This article describes when, why, and how many application pools are created by Plesk in IIS.
There are two types of application pools in Plesk: shared and dedicated. Shared application pools are assigned to serve sites that do not have dedicated pools. Dedicated pools are used to serve only the sites of the customer or reseller to whom the pool is assigned. Dedicated pools isolate sites of different customers or resellers from each other. It increases the stability of different sites if one of the customer’s or reseller’s sites crashes. For more information about application pools and their management see the Plesk Administrator’s Guide.
I am not going to describe dedicated and shared application pools, instead my aim is to write about how Plesk application pools are related to IIS application pools. Generally, it does not matter what type of application pool (shared or dedicated) Plesk creates – they are all provisioned in the same way. Let’s introduce two terms:
- Plesk application pool – a pool that a Plesk user is allowed to manage. The pool’s settings can be managed in Plesk UI, and it can be either shared or dedicated.

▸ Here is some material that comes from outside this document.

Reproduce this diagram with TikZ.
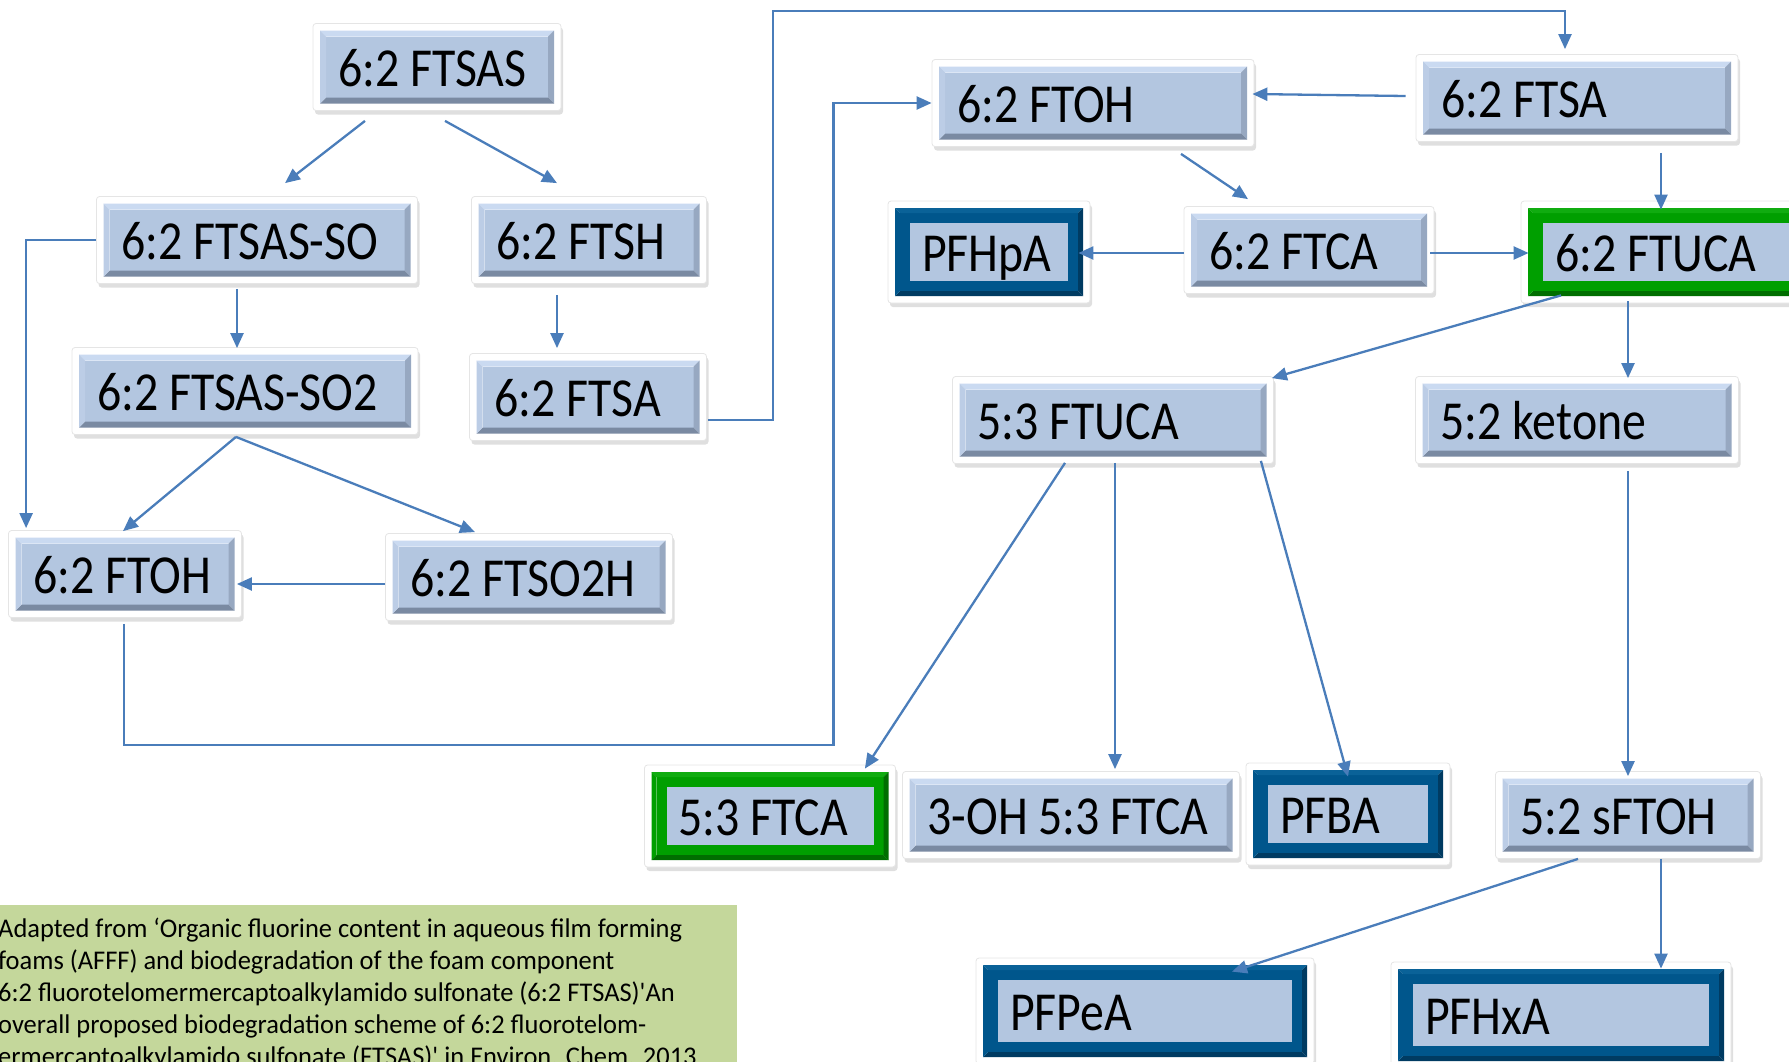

- IIS application pool – a pool that is created directly in IIS (one you can see in the IIS Manager).
It is important to understand that Plesk application pools are represented in IIS as groups of IIS application pools. It means that an application pool in Plesk (whether shared or dedicated) includes several IIS application pools. The number of IIS application pools in the group depends on the number of sites with different ASP.NET versions that are served by the corresponding Plesk application pool.
For example, consider a subscriber that has a dedicated Plesk application pool and two sites, “domain1.com” and “domain2.com”. “domain1.com” uses .NET v4.0, while “domain2.com” uses .NET v2.0. In this case, two application pools are created in IIS: “domain1.com(domain)(2.0)(pool)” for “domain2.com”, and “domain1.com(domain)(4.0)(pool)” for “domain1.com”. Note that in this case the IIS application pool serving “domain2.com” is named “domain1.com(domain)(2.0)(pool)” because the site belongs to the “domain1.com” web space.
Configuration in Plesk:
Configuration of pools in IIS:
The same is true for shared application pools. The maximum number of IIS application pools assigned to a single Plesk application pool is three (one pool for ASP.NET 1, for ASP.NET 2, and one for ASP.NET 4). When a user switches ASP.NET version for a site in Plesk, if an IIS application pool with the chosen ASP.NET version does not exist, one is created.
To sum it up, it is not possible to explicitly control the number of application pools in IIS using Plesk. Keep in mind that whenever you switch on the dedicated Plesk application pool for a user, the real number of dedicated pools in IIS could increase by more than one.
Why is a Plesk application pool a group of IIS application pools?
An application pool in IIS can only serve sites with only one version of ASP.NET. So, if a subscriber has sites with different ASP.NET versions, several application pools in IIS are required, one for each version of ASP.NET. A Plesk application pool is a set of application pool settings that should be applied for all the sites of the subscriber. Consequently, if there are sites with different ASP.NET versions, then the set of application pool settings should be applied for all application pools in IIS.
How do Plesk application pool settings work?
When application pool settings are changed in Plesk, they are applied to all corresponding application pools in IIS. For instance, if a Plesk application pool consists of three IIS application pools, and a user changes “The maximum number of worker processes” setting via the Plesk GUI, then the value of this setting will be applied to all IIS application pools included in the Plesk application pool. Consequently, the real maximum number of worker processes in the system is increased by three times the number set in Plesk.